C’est une Hillary Clinton accessible et empathique que cette série tente assurément de montrer, des qualités qu’on lui a souvent reproché de manquer, surtout lors de sa campagne présidentielle contre Donald Trump. Cette Hillary chaleureuse et détendue, la série nous la montre à moitié. Si sa sensibilité envers l’histoire des femmes rencontrées ne fait aucun doute, on la sent manifestement moins à l’aise lorsqu’elle est placée dans des situations aussi étonnantes, voire un brin ridicules, que celles de jouer à Jenga, de crocheter ou de participer à un atelier de clownerie à Paris.

Chaque fois qu’un ancien politicien se prête à ce genre d’exercice, on espère des révélations. Ce sont plutôt des confidences auxquelles on a droit, notamment lorsqu’Hillary Clinton explique sa décision de rester aux côtés de son mari après que sa liaison avec Monica Lewinsky a été dévoilée au grand jour.

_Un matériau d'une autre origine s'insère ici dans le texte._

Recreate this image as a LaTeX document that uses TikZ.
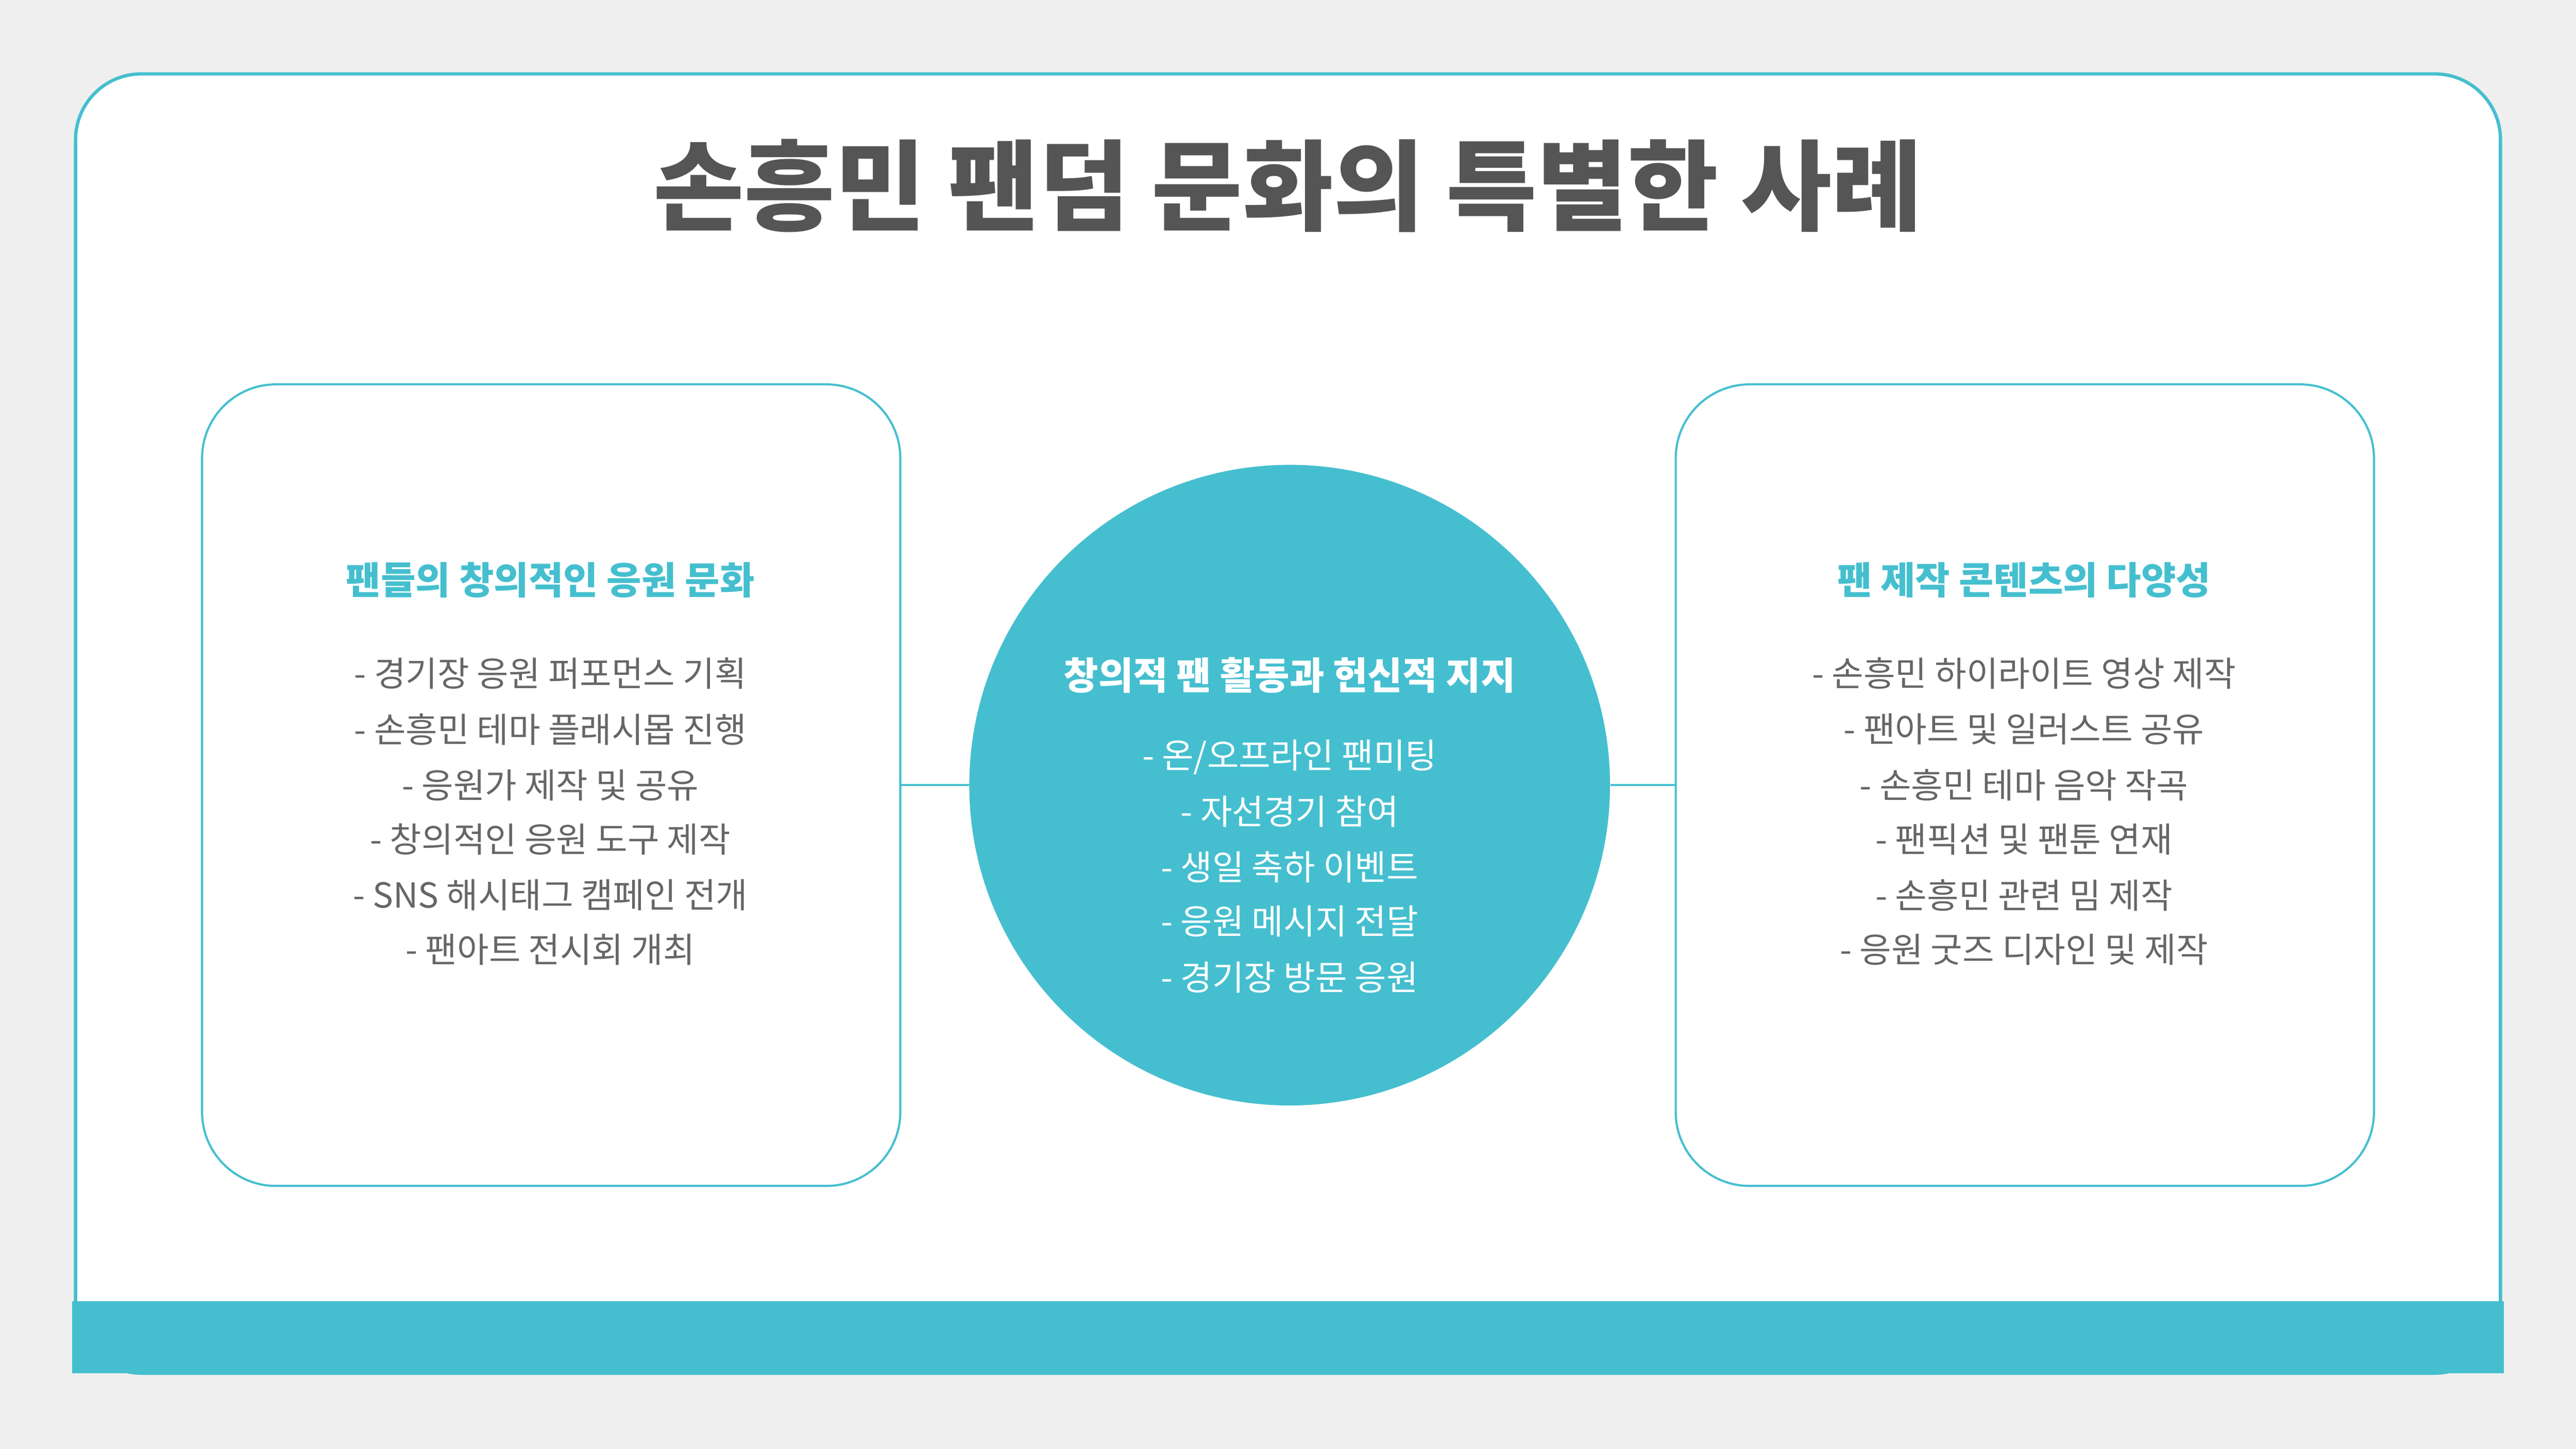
\documentclass[tikz,border=0pt]{standalone}
\usepackage{fontspec}
\setmainfont{Noto Sans CJK KR}
\definecolor{teal1}{HTML}{45BFCF}
\definecolor{bg}{HTML}{EFEFEF}
\definecolor{ttl}{HTML}{555555}
\definecolor{itm}{HTML}{666666}
\begin{document}
\begin{tikzpicture}[x=1pt,y=-1pt,
  card/.style={draw=teal1,line width=1.3pt,fill=white,rounded corners=45pt},
  head/.style={font=\fontsize{23}{28}\selectfont\bfseries,text=teal1},
  item/.style={font=\fontsize{21}{26}\selectfont,text=itm},
  citem/.style={font=\fontsize{21}{26}\selectfont,text=white},
  link/.style={draw=teal1,line width=1.3pt}]
\fill[bg] (0,0) rectangle (1568,882);
\useasboundingbox (0,0) rectangle (1568,882);
\draw[draw=teal1,line width=2pt,fill=white,rounded corners=40pt] (46,45) -- (1522,45) -- (1522,836) -- (46,836) -- cycle;
\fill[teal1] (44,792) rectangle (1524,836);
\node[font=\fontsize{60}{70}\selectfont\bfseries,text=ttl] (title) at (784,113) {손흥민 팬덤 문화의 특별한 사례};
\draw[card] (123,234) rectangle (548,722);
\node (L) at (548,478) {};
\draw[card] (1020,234) rectangle (1445,722);
\node (R) at (1020,478) {};
\node[circle,fill=teal1,minimum size=390pt,inner sep=0] (C) at (785,478) {};
\draw[link] (548,478) coordinate (la) -- (C.west);
\draw[link] (C.east) -- (1020,478) coordinate (ra);
\node[head] (lh) at (335,353) {팬들의 창의적인 응원 문화};
\node[item] (l1) at (335,410) {- 경기장 응원 퍼포먼스 기획};
\node[item] (l2) at (335,444) {- 손흥민 테마 플래시몹 진행};
\node[item] (l3) at (335,478) {- 응원가 제작 및 공유};
\node[item] (l4) at (335,511) {- 창의적인 응원 도구 제작};
\node[item] (l5) at (335,545) {- SNS 해시태그 캠페인 전개};
\node[item] (l6) at (335,578) {- 팬아트 전시회 개최};
\node[head,text=white] (ch) at (785,411) {창의적 팬 활동과 헌신적 지지};
\node[citem] (c1) at (785,461) {- 온/오프라인 팬미팅};
\node[citem] (c2) at (785,494) {- 자선경기 참여};
\node[citem] (c3) at (785,528) {- 생일 축하 이벤트};
\node[citem] (c4) at (785,561) {- 응원 메시지 전달};
\node[citem] (c5) at (785,595) {- 경기장 방문 응원};
\node[head] (rh) at (1232,353) {팬 제작 콘텐츠의 다양성};
\node[item] (r1) at (1232,410) {- 손흥민 하이라이트 영상 제작};
\node[item] (r2) at (1232,444) {- 팬아트 및 일러스트 공유};
\node[item] (r3) at (1232,478) {- 손흥민 테마 음악 작곡};
\node[item] (r4) at (1232,511) {- 팬픽션 및 팬툰 연재};
\node[item] (r5) at (1232,545) {- 손흥민 관련 밈 제작};
\node[item] (r6) at (1232,578) {- 응원 굿즈 디자인 및 제작};
\end{tikzpicture}
\end{document}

« Comment êtes-vous restée ? », lui demande la révérende Whittney Ijanaten, célébrante de mariage. « J’ai dû prendre la décision que je pensais être la bonne pour moi, répond celle qui était alors première dame des États-Unis. […] C’était une décision sur qui je suis, sur qui nous sommes et sur qui il est. Je me suis dit qu’il était fondamentalement une très bonne personne. C’est une personne aimante, attentionnée, réfléchie, et je l’aime de tout mon cœur. »

Et la politique ?

La politique n’est jamais bien loin dans ce genre d’entreprise. La démocrate lâche bien quelques charges anti-Trump qui ne manqueront pas d’alimenter ses détracteurs, lesquels critiquaient déjà la série la semaine dernière sur la base de sa bande-annonce.

S’agit-il d’un moyen pour Hillary Clinton de mousser son potentiel retour en politique ? Ou pour Chelsea de mettre la table pour un premier saut ? C’est ce qu’a avancé le commentateur Chris Kenny, de la chaîne télévisée conservatrice Sky News Australia, en dénonçant « cette célébrité qui cherche à attirer l’attention en commercialisant la célébrité ».

Il faut dire que les rumeurs sur un retour en politique d’Hillary Clinton persistent alors que des voix se sont élevées pour réclamer son retour à la suite de l’invalidation par la Cour suprême du jugement Roe c. Wade. Elle n’a pas donné d’indice sur ses intentions. Et ce n’est pas cette série qui nous donnera la réponse.